Guidelines for New Project Managers: Initiation, Planning, Execution, and Monitoring
This article shares practical advice for novice project managers, covering the four process groups—initiation, planning, execution, and monitoring—through real‑world examples, stakeholder identification, risk handling, change control, and communication techniques to help them deliver value and grow their teams.
Project Initiation
New project managers are encouraged to define clear, SMART‑based goals, consider the agile triple constraint (value, quality, scope + time), and assess whether each requirement truly contributes to the project objective before committing resources.
Key principle: project goals must be Specific, Measurable, Achievable, Relevant, and Time‑bound.
Stakeholder identification starts with core participants (owner, product, operations, developers) and expands to all related parties, ensuring no critical role is omitted.
Project Planning
Planning focuses on scope management (using WBS and requirement‑traceability matrices) and schedule management (identifying the critical path). The article illustrates how to break down work packages, update the WBS iteratively, and control scope creep through change‑approval processes.
Project Execution
Execution addresses schedule delays, resource constraints, and quality risks. Strategies include parallel work streams, scope reduction, overtime, or formal escalation. The article also describes closed‑development phases with detailed daily checklists and progress tracking.
Risk Management
Risks are identified through brainstorming, informal one‑on‑one talks, and a risk register. The article outlines steps to confirm, assess, mitigate, or accept risks, and stresses the importance of early detection and documentation for future projects.

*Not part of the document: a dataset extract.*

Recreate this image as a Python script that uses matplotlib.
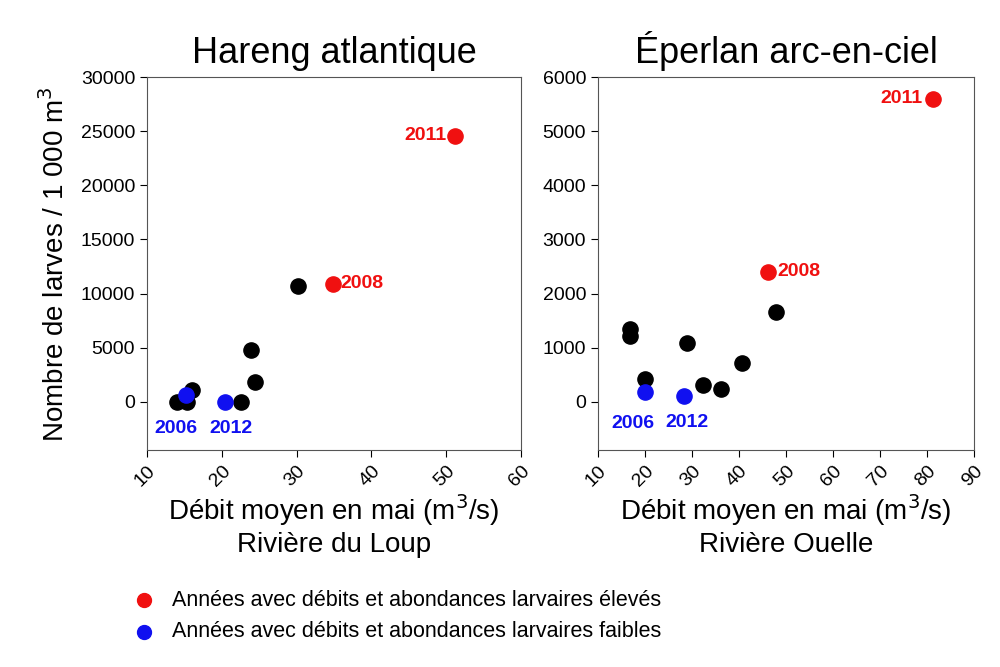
import matplotlib
matplotlib.use("Agg")
import matplotlib.pyplot as plt
plt.rcParams['font.family'] = 'Liberation Sans'

# Hareng atlantique (Rivière du Loup)
h_black_x = [14.0, 15.4, 16.0, 22.5, 23.9, 24.5, 30.2]
h_black_y = [0, 0, 1080, 0, 4780, 1850, 10650]
h_blue_x = [15.2, 20.4]
h_blue_y = [620, 0]
h_blue_lab = ["2006", "2012"]
h_red_x = [34.9, 51.2]
h_red_y = [10900, 24600]
h_red_lab = ["2008", "2011"]

# Éperlan arc-en-ciel (Rivière Ouelle)
e_black_x = [16.8, 16.9, 19.9, 29.0, 32.3, 36.1, 40.6, 47.9]
e_black_y = [1340, 1215, 415, 1090, 310, 230, 720, 1655]
e_blue_x = [19.9, 28.4]
e_blue_y = [185, 95]
e_blue_lab = ["2006", "2012"]
e_red_x = [46.1, 81.3]
e_red_y = [2400, 5605]
e_red_lab = ["2008", "2011"]

fig = plt.figure(figsize=(10, 6.67), dpi=100)
ax1 = fig.add_axes([0.147, 0.325, 0.374, 0.559])
ax2 = fig.add_axes([0.598, 0.325, 0.376, 0.559])
ms = 120
lab = dict(fontsize=14, fontweight='bold')

ax1.scatter(h_black_x, h_black_y, s=ms, c='black', zorder=3)
ax1.scatter(h_blue_x, h_blue_y, s=ms, c='#1010f0', zorder=4)
ax1.scatter(h_red_x, h_red_y, s=ms, c='#f01010', zorder=4)
ax1.text(h_blue_x[0] - 1.3, -2500, h_blue_lab[0], color='#1010f0', ha='center', va='center', **lab)
ax1.text(h_blue_x[1] + 0.8, -2500, h_blue_lab[1], color='#1010f0', ha='center', va='center', **lab)
ax1.text(h_red_x[0] + 1.0, h_red_y[0], h_red_lab[0], color='#f01010', ha='left', va='center', **lab)
ax1.text(h_red_x[1] - 1.2, h_red_y[1], h_red_lab[1], color='#f01010', ha='right', va='center', **lab)
ax1.set_xlim(10, 60)
ax1.set_ylim(-4500, 30000)
ax1.set_xticks(range(10, 61, 10))
ax1.set_yticks(range(0, 30001, 5000))
ax1.set_title("Hareng atlantique", fontsize=26, pad=10)
ax1.set_xlabel("Débit moyen en mai (m$^3$/s)\nRivière du Loup", fontsize=20, labelpad=2)
ax1.set_ylabel("Nombre de larves / 1 000 m$^3$", fontsize=20, labelpad=8)

ax2.scatter(e_black_x, e_black_y, s=ms, c='black', zorder=3)
ax2.scatter(e_blue_x, e_blue_y, s=ms, c='#1010f0', zorder=4)
ax2.scatter(e_red_x, e_red_y, s=ms, c='#f01010', zorder=4)
ax2.text(e_blue_x[0] - 2.5, -400, e_blue_lab[0], color='#1010f0', ha='center', va='center', **lab)
ax2.text(e_blue_x[1] + 0.5, -380, e_blue_lab[1], color='#1010f0', ha='center', va='center', **lab)
ax2.text(e_red_x[0] + 2.0, e_red_y[0], e_red_lab[0], color='#f01010', ha='left', va='center', **lab)
ax2.text(e_red_x[1] - 2.2, e_red_y[1], e_red_lab[1], color='#f01010', ha='right', va='center', **lab)
ax2.set_xlim(10, 90)
ax2.set_ylim(-900, 6000)
ax2.set_xticks(range(10, 91, 10))
ax2.set_yticks(range(0, 6001, 1000))
ax2.set_title("Éperlan arc-en-ciel", fontsize=26, pad=10)
ax2.set_xlabel("Débit moyen en mai (m$^3$/s)\nRivière Ouelle", fontsize=20, labelpad=2)

for ax in (ax1, ax2):
    ax.tick_params(labelsize=14, direction='out', length=5)
    for t in ax.get_xticklabels():
        t.set_rotation(45)
        t.set_ha('right')
        t.set_rotation_mode('anchor')
    for s in ax.spines.values():
        s.set_color('#555555')

fig.lines.append(plt.Line2D([0.144], [0.1], marker='o', color='#f01010', markersize=10, transform=fig.transFigure))
fig.lines.append(plt.Line2D([0.144], [0.053], marker='o', color='#1010f0', markersize=10, transform=fig.transFigure))
fig.text(0.172, 0.1, "Années avec débits et abondances larvaires élevés", fontsize=15.5, va='center')
fig.text(0.172, 0.053, "Années avec débits et abondances larvaires faibles", fontsize=15.5, va='center')

fig.savefig("out.png", dpi=100)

Communication & Leadership
Effective communication involves stakeholder‑focused meetings, clear agenda setting, concise background presentation, and action‑oriented discussions. New managers are advised to “borrow power” from senior leaders, practice upward management, and develop broad knowledge to influence decisions.
Reporting & Change Control
Reporting follows the SCQA model (Situation, Conflict, Question, Answer) and distinguishes daily updates from urgent incident reports. Change control should be minimal; small changes use a fast‑track decision flow, while larger changes require escalation (+1, +2).
Project Monitoring
Weekly and daily meetings are used to track progress against goals, capture risks, and ensure timely follow‑up. The article recommends a 70‑20‑10 learning split: 70 % hands‑on practice, 20 % mentorship, and 10 % formal study.
In summary, the piece provides a comprehensive, experience‑driven guide for novice project managers to deliver projects successfully while continuously improving their management skills.